Forced Entertainment have a legendary reputation for creating innovative, engaging and challenging theatre and performance. Therefore,
Tomorrow’s Parties is able to draw attention to the injustices that exist all around us.
Essentially two performers stand in front of us and for an hour or so they imagine and tell us about potential futures. They speak directly to us, contradict each other, tweak each other’s suppositions and always have another idea to throw out into the space.
It certainly has some brilliance about it. The characters’ costumes and the simple coloured lights around the set create an atmosphere that is pensive and curious, as if we’re looking into the kind of late night session when people start talking in suppositions.
It’s incredible how engaging it is simply listening to hundreds of fantastical possibilities. Will the whole world become a theme park? Will groups of people share one body between them?
The easy, casual way in which the two performers – who are rotated on a night-by-night basis – explain their hypothetical futures is so engaging that you can’t help but consider each one that they articulate. Some are lengthier than others but more importantly, as you engage with one future, the second performer will almost always state an alternative or similar one with a key change. This constantly reminds us of the sheer volume of possibilities for the future and thinking about this can produce many effects. Sometimes it’s frightening, sometimes it’s funny and sometimes it’s strange.

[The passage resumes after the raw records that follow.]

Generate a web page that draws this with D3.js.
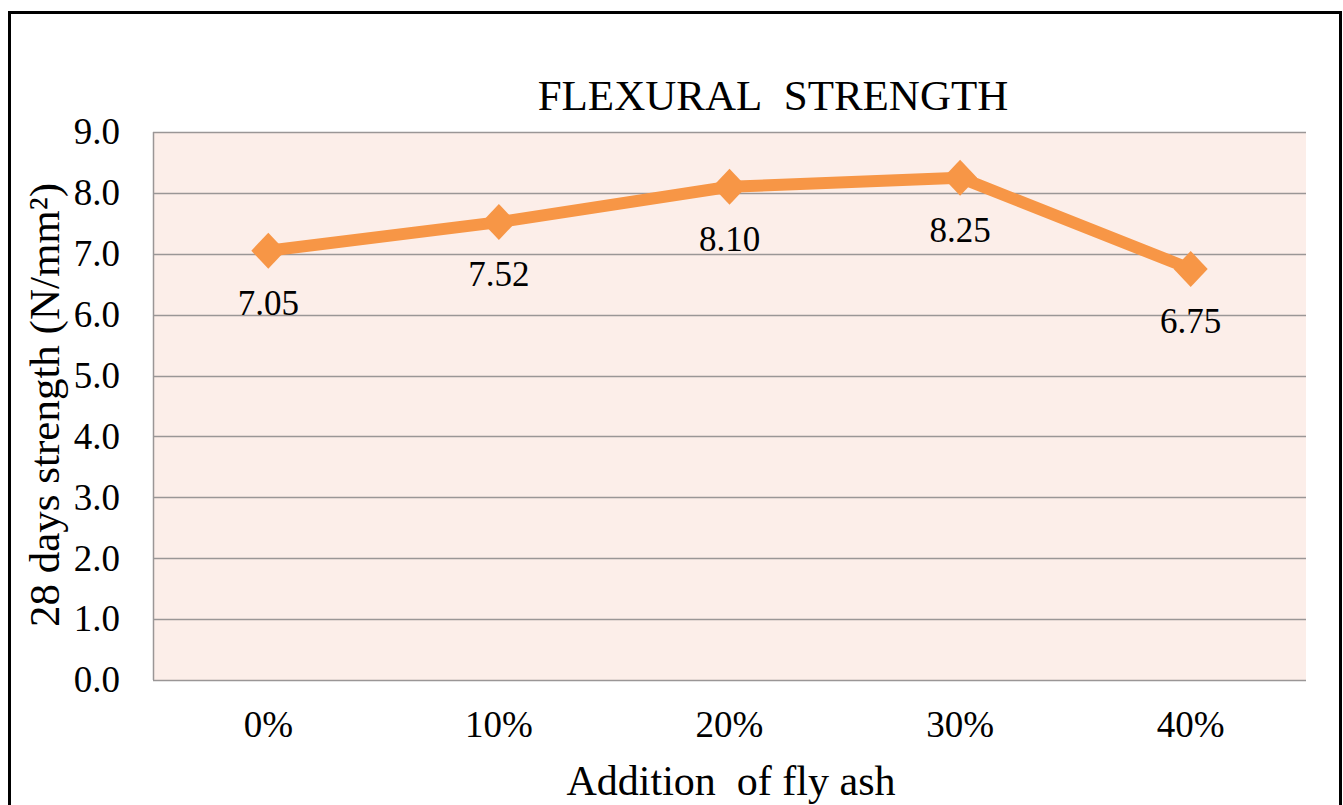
<!DOCTYPE html>
<html>
<head>
<meta charset="utf-8">
<script src="https://cdn.jsdelivr.net/npm/d3@7"></script>
<style>
  body { margin: 0; background: #fff; }
  svg { display: block; font-family: "Liberation Serif", "Times New Roman", serif; }
</style>
</head>
<body>
<svg></svg>
<script>
// flexural strength chart
var categories = ["0%", "10%", "20%", "30%", "40%"];
var strength = [7.05, 7.52, 8.10, 8.25, 6.75];
var yTicks = [0, 1, 2, 3, 4, 5, 6, 7, 8, 9];

var svgWidth = 1343,
    svgHeight = 805;
var plot = { left: 153, right: 1306, top: 132, bottom: 680 };

var svg = d3.select('svg')
    .attr("width", svgWidth)
    .attr("height", svgHeight);

// outer frame
svg.append("rect")
    .attr("x", 9.5)
    .attr("y", 12.5)
    .attr("width", 1331)
    .attr("height", 820)
    .attr("fill", "#fff")
    .attr("stroke", "#000")
    .attr("stroke-width", 3);

var xScale = d3.scaleBand()
    .domain(categories)
    .range([plot.left, plot.right]);

var yScale = d3.scaleLinear()
    .domain([0, 9])
    .range([plot.bottom, plot.top]);

// plot area background
svg.append("rect")
    .attr("x", plot.left)
    .attr("y", plot.top)
    .attr("width", plot.right - plot.left)
    .attr("height", plot.bottom - plot.top)
    .attr("fill", "#FCEEE9");

// gridlines
svg.append("g")
    .selectAll("line")
    .data(yTicks)
    .enter()
    .append("line")
    .attr("x1", plot.left)
    .attr("x2", plot.right)
    .attr("y1", function(d) { return Math.round(yScale(d)) + 0.5; })
    .attr("y2", function(d) { return Math.round(yScale(d)) + 0.5; })
    .attr("stroke", "#9a9696")
    .attr("stroke-width", 1.5);

svg.append("line")
    .attr("x1", plot.left + 0.5)
    .attr("x2", plot.left + 0.5)
    .attr("y1", plot.top)
    .attr("y2", plot.bottom)
    .attr("stroke", "#9a9696")
    .attr("stroke-width", 1.5);

// y axis labels
var yAxis = d3.axisLeft(yScale)
    .tickValues(yTicks)
    .tickFormat(d3.format(".1f"))
    .tickSize(0)
    .tickPadding(33);

var yg = svg.append("g")
    .attr("transform", "translate(" + plot.left + ",0)")
    .call(yAxis);
yg.select(".domain").remove();
yg.selectAll("text")
    .attr("font-family", "Liberation Serif")
    .attr("font-size", 37)
    .attr("fill", "#000");

// x axis labels
var xAxis = d3.axisBottom(xScale)
    .tickSize(0)
    .tickPadding(31);

var xg = svg.append("g")
    .attr("transform", "translate(0," + plot.bottom + ")")
    .call(xAxis);
xg.select(".domain").remove();
xg.selectAll("text")
    .attr("font-family", "Liberation Serif")
    .attr("font-size", 37)
    .attr("fill", "#000");

// line
var line = d3.line()
    .x(function(d, i) { return xScale(categories[i]) + xScale.bandwidth() / 2; })
    .y(function(d) { return yScale(d); });

svg.append("path")
    .datum(strength)
    .attr("d", line)
    .attr("fill", "none")
    .attr("stroke", "#F79646")
    .attr("stroke-width", 12)
    .attr("stroke-linejoin", "round");

// diamond markers
svg.selectAll(".marker")
    .data(strength)
    .enter()
    .append("path")
    .attr("class", "marker")
    .attr("d", "M0,-18L17,0L0,18L-17,0Z")
    .attr("fill", "#F79646")
    .attr("transform", function(d, i) {
        var translate = [xScale(categories[i]) + xScale.bandwidth() / 2, yScale(d)];
        return "translate(" + translate + ")";
    });

// data labels
svg.selectAll(".label")
    .data(strength)
    .enter()
    .append("text")
    .attr("class", "label")
    .text(function(d) { return d.toFixed(2); })
    .attr("x", function(d, i) { return xScale(categories[i]) + xScale.bandwidth() / 2; })
    .attr("y", function(d) { return yScale(d) + 64; })
    .attr("text-anchor", "middle")
    .attr("font-size", 35)
    .attr("fill", "#000");

// title
svg.append("text")
    .text("FLEXURAL\u00a0\u00a0STRENGTH")
    .attr("x", 773)
    .attr("y", 110)
    .attr("text-anchor", "middle")
    .attr("font-size", 43)
    .attr("fill", "#000");

// axis titles
svg.append("text")
    .text("Addition\u00a0\u00a0of fly ash")
    .attr("x", 731)
    .attr("y", 795)
    .attr("text-anchor", "middle")
    .attr("font-size", 42)
    .attr("fill", "#000");

svg.append("text")
    .attr("transform", "translate(59,405) rotate(-90)")
    .attr("text-anchor", "middle")
    .attr("font-size", 43)
    .attr("fill", "#000")
    .text("28 days strength (N/mm\u00b2)");
</script>
</body>
</html>
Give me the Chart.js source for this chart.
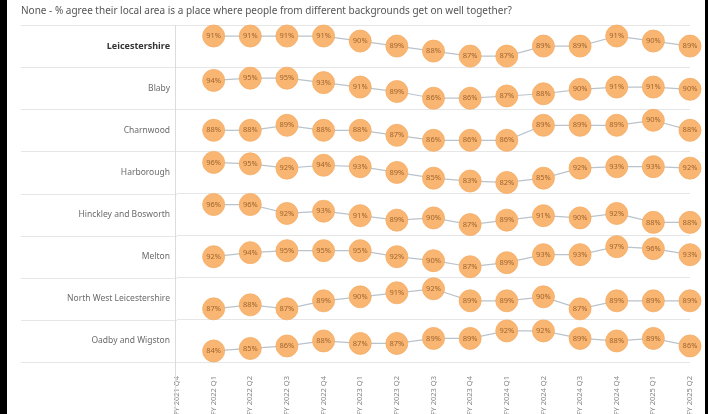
<!DOCTYPE html>
<html>
<head>
<meta charset="utf-8">
<title>Community cohesion by district</title>
<script src="https://cdn.jsdelivr.net/npm/chart.js@4.4.1/dist/chart.umd.min.js"></script>
<style>
    html, body { margin: 0; padding: 0; background: #000; overflow: hidden; }
    #wrap { position: absolute; left: 7px; top: 0; width: 698px; height: 414px; background: #fff; }
</style>
</head>
<body>
<div id="wrap"><canvas id="cohesion-chart"></canvas></div>
<script>
// Quarters along the bottom (FY 2021 Q4 has no survey results)
const quarters = ['FY 2021 Q4', 'FY 2022 Q1', 'FY 2022 Q2', 'FY 2022 Q3', 'FY 2022 Q4',
    'FY 2023 Q1', 'FY 2023 Q2', 'FY 2023 Q3', 'FY 2023 Q4', 'FY 2024 Q1',
    'FY 2024 Q2', 'FY 2024 Q3', 'FY 2024 Q4', 'FY 2025 Q1', 'FY 2025 Q2'];

const areas = ['Leicestershire', 'Blaby', 'Charnwood', 'Harborough', 'Hinckley and Bosworth',
    'Melton', 'North West Leicestershire', 'Oadby and Wigston'];

// % agree, one array per area
const leicestershire = [null, 91, 91, 91, 91, 90, 89, 88, 87, 87, 89, 89, 91, 90, 89];
const blaby = [null, 94, 95, 95, 93, 91, 89, 86, 86, 87, 88, 90, 91, 91, 90];
const charnwood = [null, 88, 88, 89, 88, 88, 87, 86, 86, 86, 89, 89, 89, 90, 88];
const harborough = [null, 96, 95, 92, 94, 93, 89, 85, 83, 82, 85, 92, 93, 93, 92];
const hinckleyBosworth = [null, 96, 96, 92, 93, 91, 89, 90, 87, 89, 91, 90, 92, 88, 88];
const melton = [null, 92, 94, 95, 95, 95, 92, 90, 87, 89, 93, 93, 97, 96, 93];
const northWestLeics = [null, 87, 88, 87, 89, 90, 91, 92, 89, 89, 90, 87, 89, 89, 89];
const oadbyWigston = [null, 84, 85, 86, 88, 87, 87, 89, 89, 92, 92, 89, 88, 89, 86];

const series = [leicestershire, blaby, charnwood, harborough, hinckleyBosworth,
    melton, northWestLeics, oadbyWigston];

const FONT = "'Noto Sans', 'DejaVu Sans', sans-serif";

const scales = {
    x: {
        type: 'category',
        labels: quarters,
        offset: false,
        grid: { display: false },
        border: { display: false },
        ticks: {
            autoSkip: false,
            minRotation: 90,
            maxRotation: 90,
            padding: 6,
            color: '#8a8a8a',
            font: { family: FONT, size: 7.5 }
        },
        afterFit: scale => { scale.height = 52; }
    },
    rows: {
        axis: 'y',
        type: 'category',
        labels: areas,
        position: 'left',
        offset: true,
        grid: { offset: true, color: '#e6e6e6', drawTicks: false },
        border: { display: false },
        ticks: {
            padding: 7,
            color: ctx => ctx.index === 0 ? '#333' : '#6b6b6b',
            font: ctx => ({ family: FONT, size: ctx.index === 0 ? 9 : 8.5, weight: ctx.index === 0 ? 'bold' : 'normal' })
        },
        afterFit: scale => { scale.width = 156; }
    }
};

// One independent value axis per row, stacked top to bottom.
// Left-side boxes are laid out in reverse, so add the last row first.
for (let i = series.length - 1; i >= 0; i--) {
    const nums = series[i].filter(v => v !== null);
    const lo = Math.min(...nums);
    const hi = Math.max(...nums);
    const pad = Math.max(2.2, (hi - lo) * 0.55);
    scales['y' + i] = {
        type: 'linear',
        position: 'left',
        stack: 'rows',
        stackWeight: 1,
        display: false,
        min: lo - pad,
        max: hi + pad
    };
}

// Divider lines across the label column and the vertical separator
const dividers = {
    id: 'dividers',
    beforeDatasetsDraw(chart) {
        const { ctx, chartArea } = chart;
        const rows = chart.scales.rows;
        ctx.save();
        ctx.strokeStyle = '#e6e6e6';
        ctx.lineWidth = 1;
        for (let i = 0; i <= areas.length; i++) {
            const y = Math.round(rows.top + i * (rows.bottom - rows.top) / areas.length) + 0.5;
            ctx.beginPath();
            ctx.moveTo(14, y);
            ctx.lineTo(chartArea.left, y);
            ctx.stroke();
        }
        ctx.strokeStyle = '#dcdcdc';
        const x = Math.round(chartArea.left) - 1.5;
        ctx.beginPath();
        ctx.moveTo(x, chartArea.top);
        ctx.lineTo(x, chart.height);
        ctx.stroke();
        ctx.restore();
    }
};

// Percentage written inside each circle
const pointLabels = {
    id: 'pointLabels',
    afterDatasetsDraw(chart) {
        const ctx = chart.ctx;
        ctx.save();
        ctx.font = `7.5px ${FONT}`;
        ctx.fillStyle = '#a0652e';
        ctx.textAlign = 'center';
        ctx.textBaseline = 'middle';
        chart.data.datasets.forEach((ds, i) => {
            chart.getDatasetMeta(i).data.forEach((pt, j) => {
                const v = ds.data[j];
                if (v === null || v === undefined) return;
                ctx.fillText(v + '%', pt.x, pt.y);
            });
        });
        ctx.restore();
    }
};

new Chart(document.getElementById('cohesion-chart'), {
    type: 'line',
    data: {
        labels: quarters,
        datasets: series.map((vals, i) => ({
            label: areas[i],
            data: vals,
            xAxisID: 'x',
            yAxisID: 'y' + i,
            borderColor: '#b9c3cb',
            borderWidth: 1.2,
            tension: 0,
            pointRadius: 11,
            pointHoverRadius: 11,
            pointBackgroundColor: '#f9b673',
            pointBorderColor: '#f5ac64',
            pointBorderWidth: 0.8,
            clip: false
        }))
    },
    options: {
        responsive: true,
        maintainAspectRatio: false,
        animation: false,
        layout: { padding: { left: 14, right: 6, top: 0, bottom: 0 } },
        plugins: {
            legend: { display: false },
            tooltip: { enabled: false },
            title: {
                display: true,
                text: 'None - % agree their local area is a place where people from different backgrounds get on well together?',
                align: 'start',
                color: '#555',
                font: { family: FONT, size: 10, weight: 'normal' },
                padding: { top: 5, bottom: 8 }
            }
        },
        scales: scales
    },
    plugins: [dividers, pointLabels]
});
</script>
</body>
</html>
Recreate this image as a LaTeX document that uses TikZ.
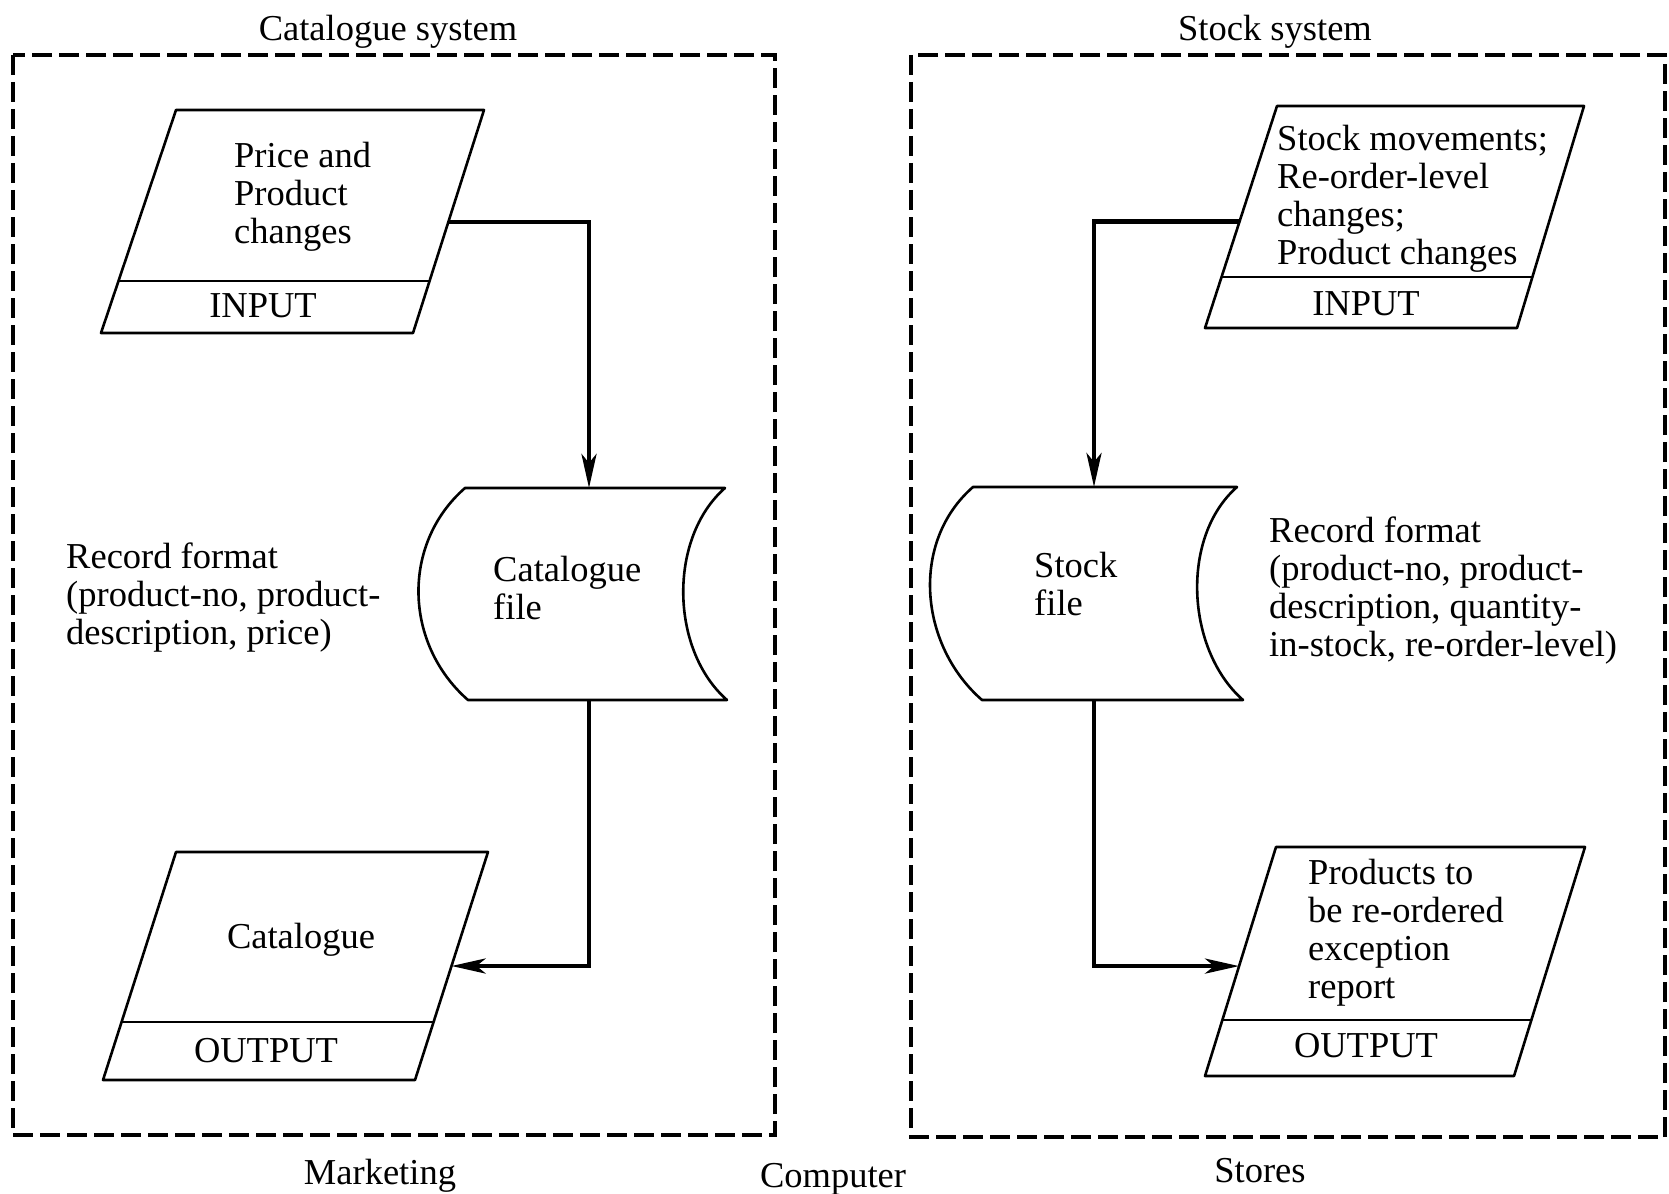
\documentclass[tikz,border=0pt]{standalone}
\usepackage{fontspec}
\setmainfont{Liberation Serif}
\usetikzlibrary{arrows.meta,calc}
\begin{document}
\begin{tikzpicture}[x=1pt,y=-1pt,
  txt/.style={inner sep=0pt, align=left, font=\fontsize{36.5}{38}\selectfont},
  lbl/.style={inner sep=0pt, font=\fontsize{36.5}{38}\selectfont},
  boundary/.style={line width=3.2pt, dash pattern=on 20pt off 7pt},
  shapeline/.style={line width=2.6pt, line join=round},
  flow/.style={line width=4.5pt, -{Stealth[length=34pt,width=15pt,inset=9pt]}},
]
\useasboundingbox (0,0) rectangle (1669,1193);

% system boundaries
\draw[boundary] (13,55) rectangle (775,1135);
\draw[boundary] (911,55) rectangle (1665,1137);

\node[lbl, anchor=base] (tcat) at (388,41) {Catalogue system};
\node[lbl, anchor=base] (tstock) at (1275,41) {Stock system};
\node[lbl, anchor=base] (tmkt) at (380,1184) {Marketing};
\node[lbl, anchor=base] (tcomp) at (833,1187) {Computer};
\node[lbl, anchor=base] (tstores) at (1260,1182) {Stores};

% ---- left input
\coordinate (liTL) at (176,110); \coordinate (liTR) at (484,110);
\coordinate (liBR) at (413,333); \coordinate (liBL) at (101,333);
\draw[shapeline] (liTL) -- (liTR) -- (liBR) -- (liBL) -- cycle;
\draw[shapeline] ($(liTL)!0.767!(liBL)$) -- ($(liTR)!0.767!(liBR)$);
\node[txt, anchor=north west] (litext) at (234,142) {Price and\\Product\\changes};
\node[lbl, anchor=base] (liin) at (263,317) {INPUT};
\coordinate (liout) at ($(liTR)!0.502!(liBR)$);

% ---- catalogue file
\coordinate (cfTL) at (465,488); \coordinate (cfTR) at (725,488);
\coordinate (cfBR) at (727,700); \coordinate (cfBL) at (468,700);
\draw[shapeline] (cfTL) -- (cfTR) .. controls (668,538) and (670,650) .. (cfBR)
  -- (cfBL) .. controls (404,644) and (401,544) .. (cfTL) -- cycle;
\node[txt, anchor=north west] (cftext) at (493,556) {Catalogue\\file};
\coordinate (cftop) at (589,488);
\coordinate (cfbot) at (589,700);

\node[txt, anchor=north west] (lrec) at (66,543) {Record format\\(product-no, product-\\description, price)};

% ---- left output
\coordinate (loTL) at (176,852); \coordinate (loTR) at (488,852);
\coordinate (loBR) at (415,1080); \coordinate (loBL) at (103,1080);
\draw[shapeline] (loTL) -- (loTR) -- (loBR) -- (loBL) -- cycle;
\draw[shapeline] ($(loTL)!0.746!(loBL)$) -- ($(loTR)!0.746!(loBR)$);
\node[lbl, anchor=base] (lotext) at (301,948) {Catalogue};
\node[lbl, anchor=base] (loout) at (266,1062) {OUTPUT};
\coordinate (loin) at ($(loTR)!0.5!(loBR)$);

% ---- right input
\coordinate (riTL) at (1277,106); \coordinate (riTR) at (1584,106);
\coordinate (riBR) at (1517,328); \coordinate (riBL) at (1205,328);
\draw[shapeline] (riTL) -- (riTR) -- (riBR) -- (riBL) -- cycle;
\draw[shapeline] ($(riTL)!0.77!(riBL)$) -- ($(riTR)!0.77!(riBR)$);
\node[txt, anchor=north west] (ritext) at (1277,125) {Stock movements;\\Re-order-level\\changes;\\Product changes};
\node[lbl, anchor=base] (riin) at (1366,315) {INPUT};
\coordinate (riout) at ($(riTL)!0.52!(riBL)$);

% ---- stock file
\coordinate (sfTL) at (973,487); \coordinate (sfTR) at (1237,487);
\coordinate (sfBR) at (1243,700); \coordinate (sfBL) at (982,700);
\draw[shapeline] (sfTL) -- (sfTR) .. controls (1180,537) and (1186,650) .. (sfBR)
  -- (sfBL) .. controls (919,645) and (910,542) .. (sfTL) -- cycle;
\node[txt, anchor=north west] (sftext) at (1034,552) {Stock\\file};
\coordinate (sftop) at (1094,487);
\coordinate (sfbot) at (1094,700);

\node[txt, anchor=north west] (rrec) at (1269,517) {Record format\\(product-no, product-\\description, quantity-\\in-stock, re-order-level)};

% ---- right output
\coordinate (roTL) at (1276,847); \coordinate (roTR) at (1585,847);
\coordinate (roBR) at (1514,1076); \coordinate (roBL) at (1205,1076);
\draw[shapeline] (roTL) -- (roTR) -- (roBR) -- (roBL) -- cycle;
\draw[shapeline] ($(roTL)!0.755!(roBL)$) -- ($(roTR)!0.755!(roBR)$);
\node[txt, anchor=north west] (rotext) at (1308,859) {Products to\\be re-ordered\\exception\\report};
\node[lbl, anchor=base] (roout) at (1366,1057) {OUTPUT};
\coordinate (roin) at ($(roTL)!0.52!(roBL)$);

% ---- connectors
\draw[flow] (liout) -| (cftop);
\draw[flow] (cfbot) |- (loin);
\draw[flow] (riout) -| (sftop);
\draw[flow] (sfbot) |- (roin);
\end{tikzpicture}
\end{document}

Another element that makes this show so interesting is the number of futures that are based on or inspired by present fears or present injustices. The future in which we take a pill that makes us aggressive and wild at the weekend so that we’ve worked out all our frustration in time for work on Monday is a future that may practically already be here for some. Sometimes the supposition is that very little will change – the poor will still be poor while the rich get richer.
Tomorrow’s Parties is able to draw attention to the injustices (intolerance, loneliness) that exist all around us. Yet at times it is really very funny. It builds to peaks, with one performer getting carried away with their dystopian or utopian future for several minutes, only for the other to shoot that future down.
Ultimately, the show produces a feeling that is hard to describe, like most good theatre should. The feeling is somewhere between hope and awe, tempered with a little pessimism. The only issue that Tomorrow’s Parties could conceivably be argued to have is that it always feels like it’s going to kick off and never really does. Although it seems likely that in a show about the future, that’s part of the point.